MOSCOW: President Vladimir Putin met French far-right presidential candidate Marine Le Pen as she visited Moscow on Friday, with the Russian leader stressing that the Kremlin does not meddle in France s politics.
Le Pen’s meeting with Putin comes a month before the first round of the French presidential vote and as she tries to boost her international status by meeting with world leaders.
“We by no means want to influence the current events but we reserve the right to communicate with all representatives of all political forces of the country,” Putin said, according to a Kremlin-issued transcript.
Russia has been accused of interfering in the US election in an effort to sway results in President Donald Trump s favour, prompting a probe by American authorities.
Last month an aide to staunchly pro-Europe French presidential candidate Emmanuel Macron accused Russia of trying to derail his campaign by spreading false rumours through state media.
The leader of the National Front far-right party told foreign media that she and Putin had discussed ways to fight “fundamentalism.” Speaking to reporters, she declined to say which issues Putin had raised during the encounter.
She said Putin represents a “new vision” of the world.
“A new world has emerged in the past years. This is Vladimir Putin s world, Donald Trump s world in the United States, Mr (Narendra) Modi s world in India,” she told reporters.
“I think I am probably the one who shares with all these great nations a vision of cooperation and not one of subservience — a hawkish vision that has too often been expressed by the European Union.”
Anti-EU Le Pen is among European politicians who have called for closer ties with Putin and approved of Moscow s annexation of Crimea from Ukraine in 2014, which saw the United States and the European Union slap sanctions against Russia.
Le Pen said Friday that if she were elected president, she would “ponder lifting sanctions” against Russia.
“I have always been opposed to these sanctions that I thought were profoundly unfair and utterly counterproductive,” she told reporters.
Le Pen has visited Moscow on several occasions, enjoying positive Russian state media coverage. Earlier this year she visited Lebanese President Michel Aoun and Chadian President Idriss Deby.
In January Le Pen visited Trump s headquarters but left without meeting the US president-elect or any of his staff.
Moscow has offered praise for right-wing and eurosceptic politicians in Europe — with Putin cementing closer ties with Hungary s Prime Minister Viktor Orban, for example, in Budapest last month.
It is rare for Putin to meet a foreign presidential candidate so close to an election.

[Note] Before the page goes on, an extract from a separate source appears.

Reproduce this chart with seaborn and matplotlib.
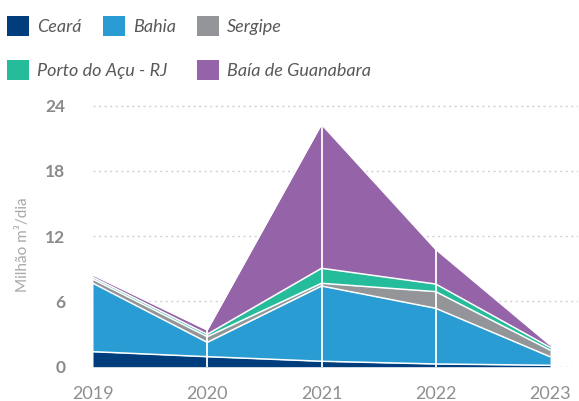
import matplotlib.pyplot as plt
import numpy as np
import pandas as pd
import seaborn as sns
from matplotlib.patches import Patch

years = [2019, 2020, 2021, 2022, 2023]
ceara = [1.38, 0.92, 0.50, 0.25, 0.13]
bahia = [6.29, 1.32, 6.92, 5.12, 0.79]
sergipe = [0.37, 0.52, 0.25, 1.53, 0.61]
porto_acu = [0.18, 0.22, 1.38, 0.70, 0.25]
guanabara = [0.21, 0.39, 13.24, 3.19, 0.22]

series_names = ["Ceará", "Bahia", "Sergipe", "Porto do Açu - RJ", "Baía de Guanabara"]
colors = ["#003d7c", "#299cd4", "#939598", "#25bc9c", "#9463a8"]
y_ticks = [0, 6, 12, 18, 24]

sns.set_theme(style="white")
plt.rcParams["font.family"] = ["Lato", "DejaVu Sans"]

fig = plt.figure(figsize=(5.79, 4.01), dpi=100)
ax = fig.add_axes([93 / 579, 1 - 366.7 / 401, 485 / 579, 263.2 / 401])

values = np.array([ceara, bahia, sergipe, porto_acu, guanabara])
ax.stackplot(years, values, colors=colors, linewidth=0, zorder=2)

# white boundary lines between layers
tops = np.cumsum(values, axis=0)
lines = pd.DataFrame(
    [(y, i, t) for i, row in enumerate(tops) for y, t in zip(years, row)],
    columns=["year", "layer", "top"],
)
sns.lineplot(data=lines, x="year", y="top", units="layer", estimator=None,
             color="white", linewidth=1.1, ax=ax, zorder=3, legend=False)
ax.vlines(years[1:-1], 0, tops[-1][1:-1], color="white", linewidth=1.3, zorder=3)

ax.set_xlim(2019, 2023.245)
ax.set_ylim(0, 24.2)
ax.set_xticks(years)
ax.set_xticklabels([str(y) for y in years], fontsize=13, color="#8f8f8f")
ax.set_yticks(y_ticks)
ax.set_yticklabels([str(t) for t in y_ticks], fontsize=12.5, color="#8a8a8a",
                   fontweight="bold")
ax.tick_params(axis="x", length=0, pad=14)
ax.tick_params(axis="y", length=0, pad=20)
ax.yaxis.grid(True, linestyle=(0, (1.5, 2.5)), color="#d0d0d0", linewidth=1, zorder=0)
ax.xaxis.grid(False)
ax.set_xlabel("")
ax.set_ylabel("Milhão m³/dia", fontsize=11, color="#a8a8a8")
ax.yaxis.set_label_coords(-0.13, 0.462)
sns.despine(ax=ax, left=True, bottom=True)

handles = [Patch(facecolor=c, edgecolor="none") for c in colors]
leg_kw = dict(frameon=False, prop={"size": 13, "style": "italic"},
              labelcolor="#595959", handlelength=1.2, handleheight=1.4,
              handletextpad=0.45, borderaxespad=0, borderpad=0)
leg1 = fig.legend(handles[:3], series_names[:3], ncol=3, loc="center left",
                  bbox_to_anchor=(7 / 579, 1 - 26 / 401), columnspacing=1.2,
                  **leg_kw)
leg2 = fig.legend(handles[3:], series_names[3:], ncol=2, loc="center left",
                  bbox_to_anchor=(7 / 579, 1 - 70 / 401), columnspacing=1.65,
                  **leg_kw)

fig.savefig("out.png", dpi=100)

Kremlin spokesman Dmitry Peskov, however, told reporters that Putin s meeting with Le Pen and his encounters with other representatives of foreign opposition forces were “normal practice”.
“Russia is ready to stay in contact with representatives of all political forces, with the current leadership, with representatives of the opposition,” Peskov said.

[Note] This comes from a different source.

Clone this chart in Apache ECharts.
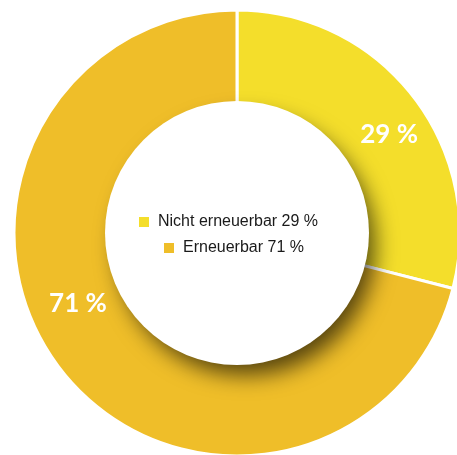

The meeting — which lasted an hour and a half, according to a Le Pen advisor — was not announced this week when the Russian parliament confirmed that she would be visiting Moscow on Friday to meet with lawmakers.

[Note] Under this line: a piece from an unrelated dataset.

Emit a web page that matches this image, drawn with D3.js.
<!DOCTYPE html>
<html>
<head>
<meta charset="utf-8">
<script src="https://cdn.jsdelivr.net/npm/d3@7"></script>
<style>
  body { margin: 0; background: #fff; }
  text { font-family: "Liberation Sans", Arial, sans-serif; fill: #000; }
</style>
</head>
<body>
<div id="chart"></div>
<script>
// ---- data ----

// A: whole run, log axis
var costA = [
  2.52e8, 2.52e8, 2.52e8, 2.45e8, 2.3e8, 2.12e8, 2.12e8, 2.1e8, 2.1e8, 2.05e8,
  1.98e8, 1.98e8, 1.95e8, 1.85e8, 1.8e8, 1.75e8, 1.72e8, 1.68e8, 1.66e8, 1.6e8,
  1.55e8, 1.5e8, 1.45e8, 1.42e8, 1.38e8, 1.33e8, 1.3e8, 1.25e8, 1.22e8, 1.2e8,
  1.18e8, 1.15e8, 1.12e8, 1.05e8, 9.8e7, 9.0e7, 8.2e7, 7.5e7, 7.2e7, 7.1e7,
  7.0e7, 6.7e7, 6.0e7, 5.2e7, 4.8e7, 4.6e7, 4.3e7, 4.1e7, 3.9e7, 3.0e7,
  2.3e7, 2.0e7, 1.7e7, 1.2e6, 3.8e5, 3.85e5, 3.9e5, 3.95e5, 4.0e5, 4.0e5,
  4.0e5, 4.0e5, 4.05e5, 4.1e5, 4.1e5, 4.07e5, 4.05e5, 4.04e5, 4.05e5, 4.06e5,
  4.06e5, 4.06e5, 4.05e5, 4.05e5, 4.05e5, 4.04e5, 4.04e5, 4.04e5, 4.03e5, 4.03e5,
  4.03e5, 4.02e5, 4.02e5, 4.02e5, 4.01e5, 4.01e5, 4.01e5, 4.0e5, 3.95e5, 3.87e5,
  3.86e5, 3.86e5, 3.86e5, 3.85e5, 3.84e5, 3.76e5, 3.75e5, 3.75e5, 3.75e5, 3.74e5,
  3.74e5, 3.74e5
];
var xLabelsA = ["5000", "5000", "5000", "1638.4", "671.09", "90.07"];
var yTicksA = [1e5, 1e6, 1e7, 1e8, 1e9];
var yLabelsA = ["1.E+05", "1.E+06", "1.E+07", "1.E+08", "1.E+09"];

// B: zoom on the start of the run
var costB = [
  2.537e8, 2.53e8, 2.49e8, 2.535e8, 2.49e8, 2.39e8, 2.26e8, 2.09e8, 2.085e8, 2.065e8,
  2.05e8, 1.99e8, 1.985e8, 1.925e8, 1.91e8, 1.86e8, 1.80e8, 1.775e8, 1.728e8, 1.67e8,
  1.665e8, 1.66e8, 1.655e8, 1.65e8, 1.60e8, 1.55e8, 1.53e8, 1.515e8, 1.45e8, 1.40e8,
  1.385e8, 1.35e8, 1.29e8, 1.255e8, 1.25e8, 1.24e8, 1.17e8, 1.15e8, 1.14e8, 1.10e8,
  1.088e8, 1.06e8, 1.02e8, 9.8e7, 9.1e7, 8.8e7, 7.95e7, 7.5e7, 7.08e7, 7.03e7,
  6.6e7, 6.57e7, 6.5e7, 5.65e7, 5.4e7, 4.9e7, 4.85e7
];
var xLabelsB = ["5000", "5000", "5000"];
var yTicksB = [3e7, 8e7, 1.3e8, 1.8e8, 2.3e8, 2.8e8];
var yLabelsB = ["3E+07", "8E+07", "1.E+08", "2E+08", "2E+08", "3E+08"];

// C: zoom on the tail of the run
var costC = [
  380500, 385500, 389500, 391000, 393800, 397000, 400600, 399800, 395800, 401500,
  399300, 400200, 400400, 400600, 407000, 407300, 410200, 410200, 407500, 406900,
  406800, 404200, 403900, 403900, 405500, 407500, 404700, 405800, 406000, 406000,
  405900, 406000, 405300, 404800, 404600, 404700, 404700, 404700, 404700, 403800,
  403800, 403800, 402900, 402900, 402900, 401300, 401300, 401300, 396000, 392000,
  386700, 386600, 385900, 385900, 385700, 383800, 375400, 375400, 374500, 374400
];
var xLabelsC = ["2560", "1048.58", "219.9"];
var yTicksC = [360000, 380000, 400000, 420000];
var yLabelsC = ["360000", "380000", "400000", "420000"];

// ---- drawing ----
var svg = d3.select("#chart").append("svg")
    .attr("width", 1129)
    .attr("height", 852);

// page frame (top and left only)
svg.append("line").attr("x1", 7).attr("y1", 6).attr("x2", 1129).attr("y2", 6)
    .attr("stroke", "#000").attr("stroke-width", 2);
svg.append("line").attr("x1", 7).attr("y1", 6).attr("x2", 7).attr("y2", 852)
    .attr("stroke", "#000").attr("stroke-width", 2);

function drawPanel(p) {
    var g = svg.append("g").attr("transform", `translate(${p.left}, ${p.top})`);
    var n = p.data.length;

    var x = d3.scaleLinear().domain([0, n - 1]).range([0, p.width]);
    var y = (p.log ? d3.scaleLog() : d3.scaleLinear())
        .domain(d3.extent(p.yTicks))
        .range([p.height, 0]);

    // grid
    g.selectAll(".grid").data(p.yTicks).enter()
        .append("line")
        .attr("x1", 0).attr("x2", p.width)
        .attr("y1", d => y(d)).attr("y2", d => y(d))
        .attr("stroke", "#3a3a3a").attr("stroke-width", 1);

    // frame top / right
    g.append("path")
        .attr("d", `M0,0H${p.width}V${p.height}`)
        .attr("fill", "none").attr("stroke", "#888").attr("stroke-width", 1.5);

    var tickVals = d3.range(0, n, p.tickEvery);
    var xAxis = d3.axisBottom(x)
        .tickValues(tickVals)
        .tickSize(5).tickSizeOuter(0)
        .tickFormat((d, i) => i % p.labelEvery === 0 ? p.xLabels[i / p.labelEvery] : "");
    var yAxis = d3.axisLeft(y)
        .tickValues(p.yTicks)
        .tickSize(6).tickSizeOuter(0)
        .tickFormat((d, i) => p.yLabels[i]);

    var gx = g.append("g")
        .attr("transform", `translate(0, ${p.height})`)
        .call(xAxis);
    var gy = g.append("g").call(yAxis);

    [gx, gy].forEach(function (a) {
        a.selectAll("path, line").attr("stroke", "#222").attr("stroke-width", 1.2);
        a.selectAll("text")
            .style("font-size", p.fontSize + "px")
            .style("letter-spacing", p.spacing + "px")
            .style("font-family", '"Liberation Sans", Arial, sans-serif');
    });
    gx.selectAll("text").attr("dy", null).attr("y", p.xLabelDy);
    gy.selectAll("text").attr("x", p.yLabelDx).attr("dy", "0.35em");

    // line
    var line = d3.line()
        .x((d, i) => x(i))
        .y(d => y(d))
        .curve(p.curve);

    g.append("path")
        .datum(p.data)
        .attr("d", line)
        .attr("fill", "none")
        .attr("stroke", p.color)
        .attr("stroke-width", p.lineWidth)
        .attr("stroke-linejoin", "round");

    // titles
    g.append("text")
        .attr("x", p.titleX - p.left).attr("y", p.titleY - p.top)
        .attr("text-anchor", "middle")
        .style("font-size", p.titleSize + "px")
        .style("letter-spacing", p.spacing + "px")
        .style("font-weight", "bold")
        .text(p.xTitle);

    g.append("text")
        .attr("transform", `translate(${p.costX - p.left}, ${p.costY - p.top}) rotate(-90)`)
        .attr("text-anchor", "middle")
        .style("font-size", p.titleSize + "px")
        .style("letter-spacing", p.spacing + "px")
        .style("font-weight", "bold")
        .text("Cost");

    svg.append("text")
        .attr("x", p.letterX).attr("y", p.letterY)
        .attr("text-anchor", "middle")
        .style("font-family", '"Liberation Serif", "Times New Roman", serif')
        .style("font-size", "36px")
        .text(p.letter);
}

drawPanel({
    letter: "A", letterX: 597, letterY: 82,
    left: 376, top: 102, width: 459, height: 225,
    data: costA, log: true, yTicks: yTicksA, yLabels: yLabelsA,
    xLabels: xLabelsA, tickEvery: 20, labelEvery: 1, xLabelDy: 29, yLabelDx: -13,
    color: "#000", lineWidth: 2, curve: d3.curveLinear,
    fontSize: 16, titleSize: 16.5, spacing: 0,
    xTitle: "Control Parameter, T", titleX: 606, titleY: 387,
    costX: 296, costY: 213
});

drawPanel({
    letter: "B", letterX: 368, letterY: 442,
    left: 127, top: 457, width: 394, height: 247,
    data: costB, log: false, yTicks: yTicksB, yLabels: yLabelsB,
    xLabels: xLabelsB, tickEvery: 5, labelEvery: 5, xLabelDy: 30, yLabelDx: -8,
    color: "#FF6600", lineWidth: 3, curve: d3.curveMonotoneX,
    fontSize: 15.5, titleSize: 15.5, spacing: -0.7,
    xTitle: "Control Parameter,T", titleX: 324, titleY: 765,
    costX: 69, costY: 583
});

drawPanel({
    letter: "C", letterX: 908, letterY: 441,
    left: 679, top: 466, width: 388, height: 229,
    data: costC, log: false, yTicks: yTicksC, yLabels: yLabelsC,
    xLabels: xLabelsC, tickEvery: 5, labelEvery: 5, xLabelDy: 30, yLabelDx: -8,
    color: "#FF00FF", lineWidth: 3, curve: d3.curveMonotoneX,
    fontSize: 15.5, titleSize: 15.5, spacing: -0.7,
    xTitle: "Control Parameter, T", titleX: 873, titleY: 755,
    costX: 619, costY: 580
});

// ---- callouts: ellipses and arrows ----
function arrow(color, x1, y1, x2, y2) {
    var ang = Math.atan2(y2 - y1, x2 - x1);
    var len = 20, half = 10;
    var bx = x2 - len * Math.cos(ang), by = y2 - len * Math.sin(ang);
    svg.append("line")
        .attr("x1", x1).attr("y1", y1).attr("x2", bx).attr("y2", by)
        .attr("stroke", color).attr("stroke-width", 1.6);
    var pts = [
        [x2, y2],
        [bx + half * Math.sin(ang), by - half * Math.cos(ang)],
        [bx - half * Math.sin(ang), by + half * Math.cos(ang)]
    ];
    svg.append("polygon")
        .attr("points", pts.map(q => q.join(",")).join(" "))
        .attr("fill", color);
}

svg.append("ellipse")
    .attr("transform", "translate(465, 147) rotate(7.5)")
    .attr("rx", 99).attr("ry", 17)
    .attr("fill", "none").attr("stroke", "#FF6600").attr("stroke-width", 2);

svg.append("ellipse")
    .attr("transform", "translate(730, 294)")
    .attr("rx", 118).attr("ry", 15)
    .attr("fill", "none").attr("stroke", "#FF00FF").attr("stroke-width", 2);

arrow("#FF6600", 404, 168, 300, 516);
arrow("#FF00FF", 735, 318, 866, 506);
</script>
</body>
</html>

Le Pen met Russian parliamentary speaker Vyacheslav Volodin, calling for increasing cooperation with Russia in the fight against “terrorism”.
She also posed for a selfie with federal lawmaker Vitaly Milonov, known for having drafted Russia s controversial 2013 law banning “gay propaganda”, which he posted on his Facebook page.
In 2014, the National Front received a nine-million-euro ($9.7 million) loan from a Russian commercial bank that later collapsed.
The party on Friday dismissed the possibility of seeking further funding from a Russian bank.
Le Pen said in Moscow that financial aid to her party had “in no way” been discussed during her meeting with Putin.
Le Pen has sought to capitalise on the anti-globalisation anger reflected by Brexit and the election of Trump as US president — both vote results that were welcomed by the Kremlin.
Russian Foreign Minister Sergei Lavrov on Thursday said Le Pen was not a “populist” but a “realist or anti-globalist” figure.